■ Data records ■
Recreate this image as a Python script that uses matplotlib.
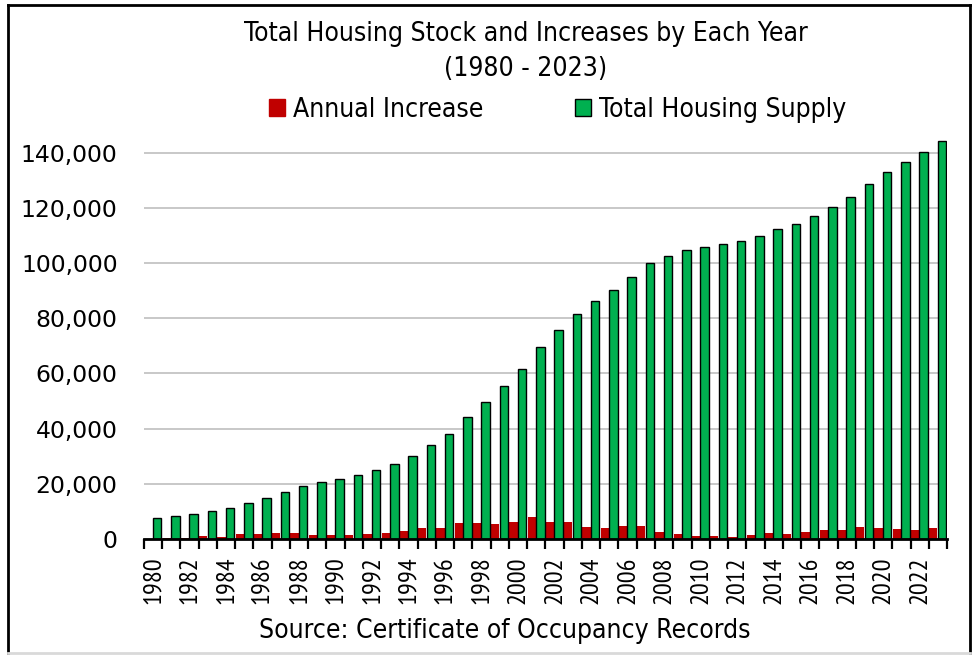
import matplotlib.pyplot as plt
from matplotlib.lines import Line2D
from matplotlib.patches import Patch
from matplotlib.font_manager import FontProperties
import numpy as np

years = list(range(1980, 2024))

# Annual increase (units added each year)
annual_increase = [
    0, 360, 360, 850, 730, 1820, 1570, 2060, 1940, 1210,
    1210, 1330, 1570, 2060, 2660, 3750, 3870, 5570, 5570, 5200,
    5930, 7750, 5930, 5930, 4240, 3750, 4600, 4720, 2300, 1820,
    970, 850, 600, 1450, 2180, 1700, 2540, 3030, 3030, 4360,
    4000, 3390, 3270, 3870,
]

# Total housing supply (cumulative stock)
total_supply = [
    7630, 8240, 8960, 10060, 11040, 12960, 14780, 16960, 19030, 20480,
    21790, 23250, 25060, 27240, 30040, 34140, 38140, 44090, 49760, 55350,
    61530, 69630, 75690, 81720, 86220, 90220, 95160, 100130, 102680, 104860,
    106050, 107140, 108230, 109940, 112370, 114410, 117310, 120580, 124100, 128830,
    133080, 136820, 140340, 144550,
]

series_names = ["Annual Increase", "Total Housing Supply"]
red = "#C00000"
green = "#00B050"

cond = FontProperties(family="DejaVu Sans", stretch="condensed", size=19)
narrow = ["PT Sans Narrow", "DejaVu Sans"]

fig = plt.figure(figsize=(9.74, 6.55), dpi=100)
ax = fig.add_axes([0.1478, 0.1776, 0.8245, 0.6095])

x = np.arange(len(years))
ax.bar(x - 0.255, annual_increase, width=0.45, color=red, zorder=3)
ax.bar(x + 0.22, total_supply, width=0.46, color=green,
       edgecolor="black", linewidth=1, zorder=3)

ax.set_xlim(-0.5, len(years) - 0.5)
ax.set_ylim(0, 145000)
ax.set_yticks(range(0, 140001, 20000))
ax.yaxis.set_major_formatter(plt.FuncFormatter(lambda v, p: f"{int(v):,}"))
ax.tick_params(axis="y", length=0, pad=19, labelsize=16.9)
for lab in ax.get_yticklabels():
    lab.set_family("DejaVu Sans")
ax.grid(axis="y", color="#BFBFBF", linewidth=1.2, zorder=0)

# year labels every other year, tick marks between categories
ax.set_xticks(x[::2])
ax.set_xticklabels([str(y) for y in years[::2]], rotation=90,
                   family=narrow, fontsize=19)
ax.set_xticks(np.arange(-0.5, len(years), 1.0), minor=True)
ax.tick_params(axis="x", which="major", length=0, pad=12.5)
ax.tick_params(axis="x", which="minor", length=7.5, width=1.6, color="black")

for s in ["top", "right", "left"]:
    ax.spines[s].set_visible(False)
ax.spines["bottom"].set_linewidth(2)
ax.spines["bottom"].set_zorder(4)

fig.text(0.54, 0.948, "Total Housing Stock and Increases by Each Year",
         ha="center", va="center", fontproperties=cond)
fig.text(0.54, 0.894, "(1980 - 2023)",
         ha="center", va="center", fontproperties=cond)

handles = [Patch(facecolor=red, edgecolor=red),
           Patch(facecolor=green, edgecolor="black", linewidth=1)]
fig.legend(handles, series_names, loc="center", bbox_to_anchor=(0.5725, 0.832),
           ncol=2, frameon=False, handlelength=0.6, handleheight=0.6,
           handletextpad=0.3, columnspacing=3.5, prop=cond)

fig.text(0.518, 0.036, "Source: Certificate of Occupancy Records",
         ha="center", va="center", fontproperties=cond)

# outer frame
fig.add_artist(Line2D([8/974, 8/974], [2/655, 650/655], color="black", lw=2))
fig.add_artist(Line2D([970/974, 970/974], [2/655, 650/655], color="black", lw=2))
fig.add_artist(Line2D([8/974, 970/974], [650/655, 650/655], color="black", lw=2))
fig.add_artist(Line2D([8/974, 970/974], [2/655, 2/655], color="#D9D9D9", lw=2))

fig.savefig("out.png", dpi=100)
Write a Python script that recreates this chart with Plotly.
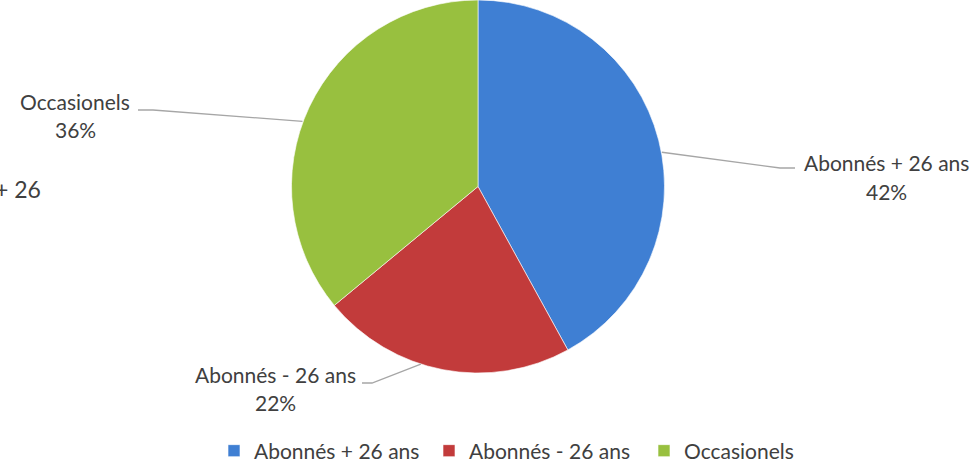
import math
import plotly.graph_objects as go

# ---- data ----
categories = ["Abonnés + 26 ans", "Abonnés - 26 ans", "Occasionels"]
values = [42, 22, 36]
colors = ["#3f7fd3", "#c23b3b", "#98c03f"]

W, H = 975, 463
CX, CY, R = 478, 186, 187  # pie centre / radius in pixels
FONT = "Lato"
FS = 21

# label placement (pixels): text centre x, first line centre y, attach angle offset, elbow, line end
label_style = {
    "Abonnés + 26 ans": dict(tx=886, ty=163, dang=4, elbow=(780, 168), end=(795, 168)),
    "Abonnés - 26 ans": dict(tx=275, ty=374, dang=7, elbow=(372, 383), end=(362, 383)),
    "Occasionels": dict(tx=75, ty=101, dang=-5, elbow=(153, 110), end=(138, 110)),
}

def px(x):
    return x / W

def py(y):
    return 1 - y / H

fig = go.Figure()
fig.add_trace(go.Pie(
    labels=categories,
    values=values,
    sort=False,
    direction="clockwise",
    rotation=0,
    textinfo="none",
    hoverinfo="label+percent",
    marker=dict(colors=colors, line=dict(color="rgba(255,255,255,0.6)", width=1)),
    domain=dict(x=[px(CX - R), px(CX + R)], y=[max(0, py(CY + R)), min(1, py(CY - R))]),
    showlegend=True,
))

total = sum(values)
cum = 0
shapes = []
annotations = []
for cat, v in zip(categories, values):
    st = label_style[cat]
    mid = math.radians((cum + v / 2) / total * 360 + st["dang"])
    cum += v
    sx = CX + R * math.sin(mid)
    sy = CY - R * math.cos(mid)
    ex, ey = st["elbow"]
    fx, fy = st["end"]
    shapes.append(dict(
        type="path", xref="paper", yref="paper",
        path=f"M {px(sx)} {py(sy)} L {px(ex)} {py(ey)} L {px(fx)} {py(fy)}",
        line=dict(color="#a6a6a6", width=1.3),
    ))
    pct = round(v / total * 100)
    annotations.append(dict(
        x=px(st["tx"]), y=py(st["ty"]), xref="paper", yref="paper",
        text=cat, showarrow=False, xanchor="center", yanchor="middle",
        font=dict(size=FS, color="#404040", family=FONT),
    ))
    annotations.append(dict(
        x=px(st["tx"]), y=py(st["ty"] + 28), xref="paper", yref="paper",
        text=f"{pct}%", showarrow=False, xanchor="center", yanchor="middle",
        font=dict(size=FS, color="#404040", family=FONT),
    ))

annotations.append(dict(
    x=px(43), y=py(189), xref="paper", yref="paper", text="+ 26",
    showarrow=False, xanchor="right", yanchor="middle",
    font=dict(size=23, color="#404040", family=FONT),
))

fig.update_layout(
    width=W, height=H,
    margin=dict(l=0, r=0, t=0, b=0, autoexpand=False),
    paper_bgcolor="white",
    plot_bgcolor="white",
    font=dict(family=FONT, color="#404040", size=FS),
    shapes=shapes,
    annotations=annotations,
    legend=dict(
        orientation="h", x=px(214), xanchor="left", y=py(451), yanchor="middle",
        font=dict(size=FS, color="#404040", family=FONT),
        itemwidth=30, entrywidth=170, entrywidthmode="pixels",
        bgcolor="rgba(0,0,0,0)",
    ),
)

fig.write_html(
    "out.html",
    config={"displayModeBar": False},
    post_script="document.body.style.margin='0px';",
)
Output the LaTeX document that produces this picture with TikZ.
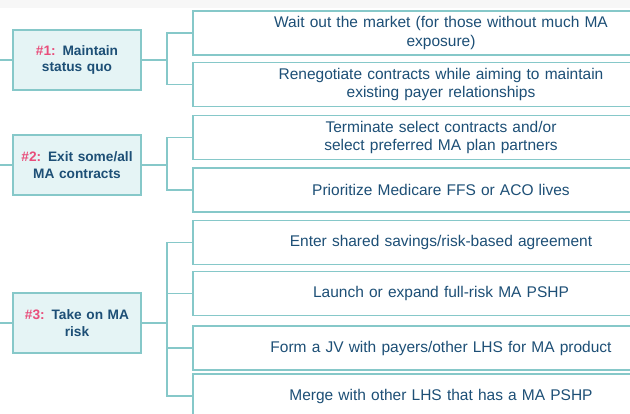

■ Goal ■
Repeat the lines above, starting at the first and stopping after the line that holds "years = list(range(1980, 2024))", with the pictures left out.

■ Full output ■
Recreate this image as a Python script that uses matplotlib.
import matplotlib.pyplot as plt
from matplotlib.lines import Line2D
from matplotlib.patches import Patch
from matplotlib.font_manager import FontProperties
import numpy as np

years = list(range(1980, 2024))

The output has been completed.